_What is required_
Without the pictures, output the lines of the material from the very first through the one that holds "const y = d3.scaleLinear().domain([-4, 1]).range([margin.top".

_Data_
______

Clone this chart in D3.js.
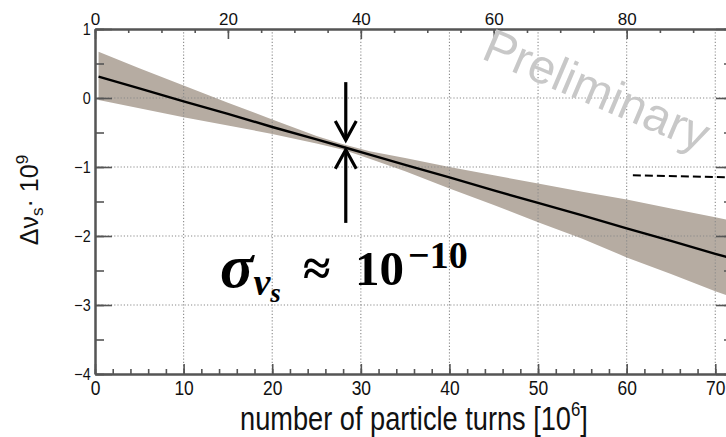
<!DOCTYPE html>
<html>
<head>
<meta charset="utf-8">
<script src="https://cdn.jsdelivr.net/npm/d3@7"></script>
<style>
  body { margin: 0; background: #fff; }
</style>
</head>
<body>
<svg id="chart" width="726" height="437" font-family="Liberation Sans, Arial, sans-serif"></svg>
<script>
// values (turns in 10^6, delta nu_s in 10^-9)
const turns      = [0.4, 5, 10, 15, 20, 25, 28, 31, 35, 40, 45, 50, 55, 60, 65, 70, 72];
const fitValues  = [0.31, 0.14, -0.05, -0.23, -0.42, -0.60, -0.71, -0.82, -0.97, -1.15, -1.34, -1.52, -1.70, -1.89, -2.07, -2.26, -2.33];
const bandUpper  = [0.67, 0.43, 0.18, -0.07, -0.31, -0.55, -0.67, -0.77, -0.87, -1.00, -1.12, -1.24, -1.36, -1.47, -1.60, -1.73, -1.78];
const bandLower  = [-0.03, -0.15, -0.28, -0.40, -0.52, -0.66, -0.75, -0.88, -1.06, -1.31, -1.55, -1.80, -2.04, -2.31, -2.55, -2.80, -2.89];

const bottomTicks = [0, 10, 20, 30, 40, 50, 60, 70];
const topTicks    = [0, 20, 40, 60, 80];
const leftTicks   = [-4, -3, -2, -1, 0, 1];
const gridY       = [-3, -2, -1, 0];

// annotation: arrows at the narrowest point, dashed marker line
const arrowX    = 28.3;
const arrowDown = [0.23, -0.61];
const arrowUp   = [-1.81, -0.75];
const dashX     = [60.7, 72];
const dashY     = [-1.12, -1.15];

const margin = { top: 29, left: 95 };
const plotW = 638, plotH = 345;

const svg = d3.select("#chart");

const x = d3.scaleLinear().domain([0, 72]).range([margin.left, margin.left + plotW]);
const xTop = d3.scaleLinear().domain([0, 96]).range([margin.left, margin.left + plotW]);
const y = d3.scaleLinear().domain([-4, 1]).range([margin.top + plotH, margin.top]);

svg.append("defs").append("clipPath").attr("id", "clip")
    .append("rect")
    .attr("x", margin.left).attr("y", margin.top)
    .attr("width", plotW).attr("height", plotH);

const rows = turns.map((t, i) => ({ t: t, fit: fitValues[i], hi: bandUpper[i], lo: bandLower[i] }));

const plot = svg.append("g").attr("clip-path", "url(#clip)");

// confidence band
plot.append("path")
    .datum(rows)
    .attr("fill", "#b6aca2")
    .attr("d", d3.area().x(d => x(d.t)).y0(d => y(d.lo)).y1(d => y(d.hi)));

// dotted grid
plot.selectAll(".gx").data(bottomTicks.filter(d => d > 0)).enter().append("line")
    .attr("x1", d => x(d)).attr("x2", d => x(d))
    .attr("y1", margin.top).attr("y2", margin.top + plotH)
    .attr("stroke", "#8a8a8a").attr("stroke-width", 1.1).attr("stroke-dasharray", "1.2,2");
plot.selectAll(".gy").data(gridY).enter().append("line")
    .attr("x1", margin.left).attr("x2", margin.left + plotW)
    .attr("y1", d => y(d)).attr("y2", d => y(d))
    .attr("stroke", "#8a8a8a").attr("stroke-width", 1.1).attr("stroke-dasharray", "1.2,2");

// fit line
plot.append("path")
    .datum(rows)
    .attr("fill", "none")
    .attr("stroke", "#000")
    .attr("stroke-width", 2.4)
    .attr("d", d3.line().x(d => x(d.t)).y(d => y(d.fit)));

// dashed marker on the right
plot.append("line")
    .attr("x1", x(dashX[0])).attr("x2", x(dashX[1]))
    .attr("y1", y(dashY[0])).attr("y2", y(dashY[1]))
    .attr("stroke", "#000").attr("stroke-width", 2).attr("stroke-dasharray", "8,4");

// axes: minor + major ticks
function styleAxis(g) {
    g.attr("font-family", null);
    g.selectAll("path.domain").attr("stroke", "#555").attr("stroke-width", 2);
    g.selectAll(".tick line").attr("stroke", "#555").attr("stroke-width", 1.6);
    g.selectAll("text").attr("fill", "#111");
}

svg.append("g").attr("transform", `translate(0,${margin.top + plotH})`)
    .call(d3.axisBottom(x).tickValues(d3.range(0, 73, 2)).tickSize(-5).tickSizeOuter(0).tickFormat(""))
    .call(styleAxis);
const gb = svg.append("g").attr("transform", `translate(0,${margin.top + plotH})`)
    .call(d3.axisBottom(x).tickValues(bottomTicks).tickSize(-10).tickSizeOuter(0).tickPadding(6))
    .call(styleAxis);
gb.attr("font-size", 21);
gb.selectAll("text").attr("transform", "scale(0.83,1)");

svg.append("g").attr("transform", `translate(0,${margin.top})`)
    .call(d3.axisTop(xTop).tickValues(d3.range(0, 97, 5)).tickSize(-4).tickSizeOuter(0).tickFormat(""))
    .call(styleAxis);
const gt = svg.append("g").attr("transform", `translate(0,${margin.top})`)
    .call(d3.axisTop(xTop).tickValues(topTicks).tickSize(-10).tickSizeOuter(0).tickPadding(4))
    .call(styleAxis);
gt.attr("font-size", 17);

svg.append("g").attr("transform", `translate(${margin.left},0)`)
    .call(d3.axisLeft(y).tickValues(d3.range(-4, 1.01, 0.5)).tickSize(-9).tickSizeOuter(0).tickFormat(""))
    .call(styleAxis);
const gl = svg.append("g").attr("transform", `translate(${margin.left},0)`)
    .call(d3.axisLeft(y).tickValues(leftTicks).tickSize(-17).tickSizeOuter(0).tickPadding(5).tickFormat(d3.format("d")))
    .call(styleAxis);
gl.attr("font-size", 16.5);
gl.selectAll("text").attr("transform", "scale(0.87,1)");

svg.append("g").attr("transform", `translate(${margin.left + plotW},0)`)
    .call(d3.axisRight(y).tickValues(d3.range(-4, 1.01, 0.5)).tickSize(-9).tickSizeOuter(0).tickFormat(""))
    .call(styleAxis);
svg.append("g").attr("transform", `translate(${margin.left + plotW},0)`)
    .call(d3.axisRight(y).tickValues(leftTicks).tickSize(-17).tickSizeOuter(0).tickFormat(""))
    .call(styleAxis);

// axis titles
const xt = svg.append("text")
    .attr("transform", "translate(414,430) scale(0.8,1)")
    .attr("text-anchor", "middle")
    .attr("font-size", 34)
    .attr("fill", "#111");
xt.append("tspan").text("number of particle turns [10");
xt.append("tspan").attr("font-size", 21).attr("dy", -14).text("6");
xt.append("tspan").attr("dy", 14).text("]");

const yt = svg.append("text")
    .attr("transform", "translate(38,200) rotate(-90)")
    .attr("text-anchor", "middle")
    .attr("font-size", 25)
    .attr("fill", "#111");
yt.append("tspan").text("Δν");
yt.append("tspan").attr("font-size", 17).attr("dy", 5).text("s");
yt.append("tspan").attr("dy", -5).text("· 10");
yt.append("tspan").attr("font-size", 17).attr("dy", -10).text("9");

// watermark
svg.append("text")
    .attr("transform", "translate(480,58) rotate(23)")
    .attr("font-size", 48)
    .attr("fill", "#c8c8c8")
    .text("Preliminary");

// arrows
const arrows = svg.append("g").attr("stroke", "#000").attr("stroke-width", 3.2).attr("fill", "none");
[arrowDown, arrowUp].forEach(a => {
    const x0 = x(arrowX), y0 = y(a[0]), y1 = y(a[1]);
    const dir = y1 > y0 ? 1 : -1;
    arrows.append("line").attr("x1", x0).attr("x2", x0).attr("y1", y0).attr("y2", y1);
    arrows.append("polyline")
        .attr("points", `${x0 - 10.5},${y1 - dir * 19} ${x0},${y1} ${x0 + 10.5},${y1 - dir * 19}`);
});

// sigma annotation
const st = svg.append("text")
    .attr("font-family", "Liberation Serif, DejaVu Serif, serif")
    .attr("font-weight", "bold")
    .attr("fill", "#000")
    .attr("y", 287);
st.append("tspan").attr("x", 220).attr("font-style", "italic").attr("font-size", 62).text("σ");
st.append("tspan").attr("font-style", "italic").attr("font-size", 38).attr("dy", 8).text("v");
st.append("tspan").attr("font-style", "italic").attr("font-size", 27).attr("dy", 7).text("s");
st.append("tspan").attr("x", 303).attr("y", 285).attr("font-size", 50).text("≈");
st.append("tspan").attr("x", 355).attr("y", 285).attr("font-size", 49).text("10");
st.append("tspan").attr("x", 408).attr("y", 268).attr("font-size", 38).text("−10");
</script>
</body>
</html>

______

_Solution to this exercise_
Clone this chart in D3.js.
<!DOCTYPE html>
<html>
<head>
<meta charset="utf-8">
<script src="https://cdn.jsdelivr.net/npm/d3@7"></script>
<style>
  body { margin: 0; background: #fff; }
</style>
</head>
<body>
<svg id="chart" width="726" height="437" font-family="Liberation Sans, Arial, sans-serif"></svg>
<script>
// values (turns in 10^6, delta nu_s in 10^-9)
const turns      = [0.4, 5, 10, 15, 20, 25, 28, 31, 35, 40, 45, 50, 55, 60, 65, 70, 72];
const fitValues  = [0.31, 0.14, -0.05, -0.23, -0.42, -0.60, -0.71, -0.82, -0.97, -1.15, -1.34, -1.52, -1.70, -1.89, -2.07, -2.26, -2.33];
const bandUpper  = [0.67, 0.43, 0.18, -0.07, -0.31, -0.55, -0.67, -0.77, -0.87, -1.00, -1.12, -1.24, -1.36, -1.47, -1.60, -1.73, -1.78];
const bandLower  = [-0.03, -0.15, -0.28, -0.40, -0.52, -0.66, -0.75, -0.88, -1.06, -1.31, -1.55, -1.80, -2.04, -2.31, -2.55, -2.80, -2.89];

const bottomTicks = [0, 10, 20, 30, 40, 50, 60, 70];
const topTicks    = [0, 20, 40, 60, 80];
const leftTicks   = [-4, -3, -2, -1, 0, 1];
const gridY       = [-3, -2, -1, 0];

// annotation: arrows at the narrowest point, dashed marker line
const arrowX    = 28.3;
const arrowDown = [0.23, -0.61];
const arrowUp   = [-1.81, -0.75];
const dashX     = [60.7, 72];
const dashY     = [-1.12, -1.15];

const margin = { top: 29, left: 95 };
const plotW = 638, plotH = 345;

const svg = d3.select("#chart");

const x = d3.scaleLinear().domain([0, 72]).range([margin.left, margin.left + plotW]);
const xTop = d3.scaleLinear().domain([0, 96]).range([margin.left, margin.left + plotW]);
const y = d3.scaleLinear().domain([-4, 1]).range([margin.top + plotH, margin.top]);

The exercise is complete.